Your biggest mistakes ever ...

What are the biggest mistakes you have ever made in your life?

Mine:

  1. In high school, being such a non-social, lazy, procrastinating slacker.

  2. Joining the Navy for all the wrong reasons. Oops.

  3. Going to Devry for 2 years, UACT for 1, UoP for 1, and having no degree to show for it, and lots of school loans to pay back.

  4. Joining the LDS (Mormon) church. Oops.

  5. Getting married.

  6. Having a kid.
    Hmmm, I guess that’s not all that bad. I’ve never killed anyone. :slight_smile:

  1. My ill-fated, 10-week, 1989 move to Tampa (for a good reason) for which I was horribly unprepared.

  2. Not trying harder in high school.

  3. Not trying harder to get into college.

Hmmm. I had a world class bad marriage, and these days I say “the only good thing that came out of it, was I have this terrific kid”.

I dunno. I used to spend a lot of time re-evaluating lots of different decisions. But I’m happy with who I am today, while I may not be the most successful in terms of monetary wealth, I have a very interesting career (one for which I’m relatively well known and respected in the semi large community in which I live), the aforementioned kid, excellent relationship with SO of 15 years, strong friendships, etc. Any ‘mistakes’ I may have made in the past got me here.

AND I find it more fun to reflect on the ones I DIDN’T make (for example, the guy I didn’t marry is a minister w/5 kids - would not have been a good match for me).

The only thing I truly regret is not making that left toin at Albequeque.

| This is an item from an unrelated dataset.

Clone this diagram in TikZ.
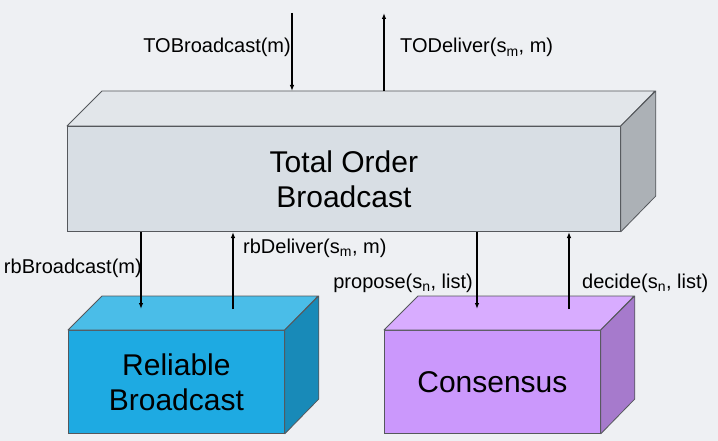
\documentclass[tikz,border=0pt]{standalone}
\usepackage{fontspec}
\setmainfont{Liberation Sans}
\usetikzlibrary{arrows.meta}
\definecolor{bgc}{RGB}{238,240,243}
\definecolor{edgec}{RGB}{85,88,92}
\definecolor{tofront}{RGB}{216,222,228}
\definecolor{totop}{RGB}{226,230,234}
\definecolor{toside}{RGB}{172,177,182}
\definecolor{rbfront}{RGB}{30,170,226}
\definecolor{rbtop}{RGB}{74,189,232}
\definecolor{rbside}{RGB}{24,138,184}
\definecolor{cofront}{RGB}{203,152,252}
\definecolor{cotop}{RGB}{216,172,255}
\definecolor{coside}{RGB}{166,122,204}
\tikzset{
  front/.style={draw=edgec, line width=0.8pt, inner sep=0pt, anchor=north west, align=center,
    font=\fontsize{30}{35}\selectfont},
  face/.style={draw=edgec, line width=0.8pt, line join=round},
  sig/.style={-{Latex[length=6pt,width=4.5pt]}, line width=1.1pt, black},
  lbl/.style={inner sep=0pt, font=\fontsize{20}{24}\selectfont},
}
\begin{document}
\begin{tikzpicture}[x=1pt,y=-1pt]
\fill[bgc] (0,0) rectangle (718,441);
\useasboundingbox (0,0) rectangle (718,441);

% Total Order Broadcast
\node[front, fill=tofront, minimum width=553pt, minimum height=105pt] (tob) at (67,126) {Total Order\\Broadcast};
\filldraw[face, fill=totop] (tob.north west) -- ++(35,-35) -- ++(553,0) -- (tob.north east) -- cycle;
\filldraw[face, fill=toside] (tob.north east) -- ++(35,-35) -- ++(0,105) -- (tob.south east) -- cycle;

% Reliable Broadcast
\node[front, fill=rbfront, minimum width=216pt, minimum height=103pt] (rb) at (68,330) {Reliable\\Broadcast};
\filldraw[face, fill=rbtop] (rb.north west) -- ++(34,-34) -- ++(216,0) -- (rb.north east) -- cycle;
\filldraw[face, fill=rbside] (rb.north east) -- ++(34,-34) -- ++(0,103) -- (rb.south east) -- cycle;

% Consensus
\node[front, fill=cofront, minimum width=216pt, minimum height=103pt] (co) at (384,330) {Consensus};
\filldraw[face, fill=cotop] (co.north west) -- ++(34,-34) -- ++(216,0) -- (co.north east) -- cycle;
\filldraw[face, fill=coside] (co.north east) -- ++(34,-34) -- ++(0,103) -- (co.south east) -- cycle;

% free ends
\coordinate (tobIn) at (292,13);
\coordinate (tobInEnd) at (292,91);
\coordinate (todOut) at (384,13);
\coordinate (todStart) at (384,91);
\coordinate (rbbS) at (141,232);
\coordinate (rbbE) at (141,309);
\coordinate (rbdS) at (233,309);
\coordinate (rbdE) at (233,232);
\coordinate (prS) at (477,232);
\coordinate (prE) at (477,309);
\coordinate (deS) at (569,309);
\coordinate (deE) at (569,232);

\draw[sig] (tobIn) -- (tobInEnd);
\draw[sig] (todStart) -- (todOut);
\draw[sig] (rbbS) -- (rbbE);
\draw[sig] (rbdS) -- (rbdE);
\draw[sig] (prS) -- (prE);
\draw[sig] (deS) -- (deE);

% labels
\node[lbl, anchor=base east] (l1) at (291,53) {TOBroadcast(m)};
\node[lbl, anchor=base west] (l2) at (400,53) {TODeliver(s\textsubscript{m}, m)};
\node[lbl, anchor=base east] (l3) at (142,273) {rbBroadcast(m)};
\node[lbl, anchor=base west] (l4) at (243,253) {rbDeliver(s\textsubscript{m}, m)};
\node[lbl, anchor=base east] (l5) at (473,288) {propose(s\textsubscript{n}, list)};
\node[lbl, anchor=base west] (l6) at (582,288) {decide(s\textsubscript{n}, list)};
\end{tikzpicture}
\end{document}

In all honesty, the only mistake I ever made which I regret was quitting my comfy aerospace job for a stint doing Java programming at an automobile insurance company. Not that the quitting was a bad thing (I definitely needed more modern skills and a better salary), but the insurance company didn’t have a single clue about the complexities and demands of software design, and treated the programmers like glorified accountants. Needless to say, it was a very unpleasant work environment.

Fortunately, with the new skills and experience I picked up, I was able to bail out a year later to a much better job and an even better salary. :smiley: Now if this whole dot-com fallout thing stops freefalling, I’ll be just fine…

Ooh yes, and an expensive mistake it wwas, too. I decided to apply to law school. Was accepted got through 1st year (yay). Got through 2L; even amjured a class, over 72 others. Did an internship and hated every second. Realised I had made a very big, expensive ($38,000) mistake.

Quit. I am proud to say, now, that I am a law school drop-out.

That & my two marriages that didn’t work out. What’s that saying…Everybody makes mistakes & some people marry their mistakes. :smiley:

wring which direction were you going when you decided against that left turn on I-40 in Albequerque?

Sigh. Not taking full advantage of my CCIE Boot Camp course. I aced the course, but my desk partner was the second-in-command of the network department at Ameritech and my lab partner was a Bright Young Star at Shaw Communications.

Silly me. Some sort of outdated notion of company loyalty brought me home after ignoring some gentle hints about working elsewhere…

south :smiley:

wring you wanted to be on THAT coast? Shame on your bad self.

I blew off my last 2 years of high school. When I was at Lincoln, I had a 3.67 GPA. When I moved to Mass, I think I shot down to like a 2 something. No scholarships for me…Hell, I’ll be lucky if I can even get into a school. Community college, here I come…

My biggest mistake? Not going into the Navy. Yeah, I may have hated it, but I could have gotten to see parts of the world I might never get to now, and if I had stayed in for the 20, I would have been out by now with a pension.

My other mistake was getting a degree in journalism. Waste of paper. At least I worked internships and on the student newspaper. Experiences that were far more meaningful and educational than most of what I picked up in class.

Let’s see, what else … not taking fiction writing courses … not trying to network more, at least staying in contact with people … getting married the first time (big mistake!).

Getting involved in the stock market two years ago, just as the bubble was bursting, and then not staying with my first hunches. That cost me over $6,000.

How that? At least I’m consistent in my failures.

Biggest mistake? Same one a lot of people make: marrying the wrong person, for all the wrong reasons. Shoulda been friends, but never lovers. She announced in the second year of our marriage that she didn’t ever want to have children because the world is such a rotten disgusting place (yes that was the reason she gave). That’s a decision she’s entitled to make, but she’s not entitled to make the commitment to parenthood in discussions before marriage then break the terms of the contract afterwards, forcing the consequences of her decision onto me as well. Some changes in people you can deal with and learn from, but that was too basic a difference. I couldn’t imagine never being anyone’s dad and not ending up bitter and twisted about it. I guess we were both too young and stupid to know what we were doing.

On the other hand, I’m a much better husband and father now than I would have been without that experience, so I suppose I ought to be grateful to her. But I’m not, really. Most days I think her judgement ought to be investigated.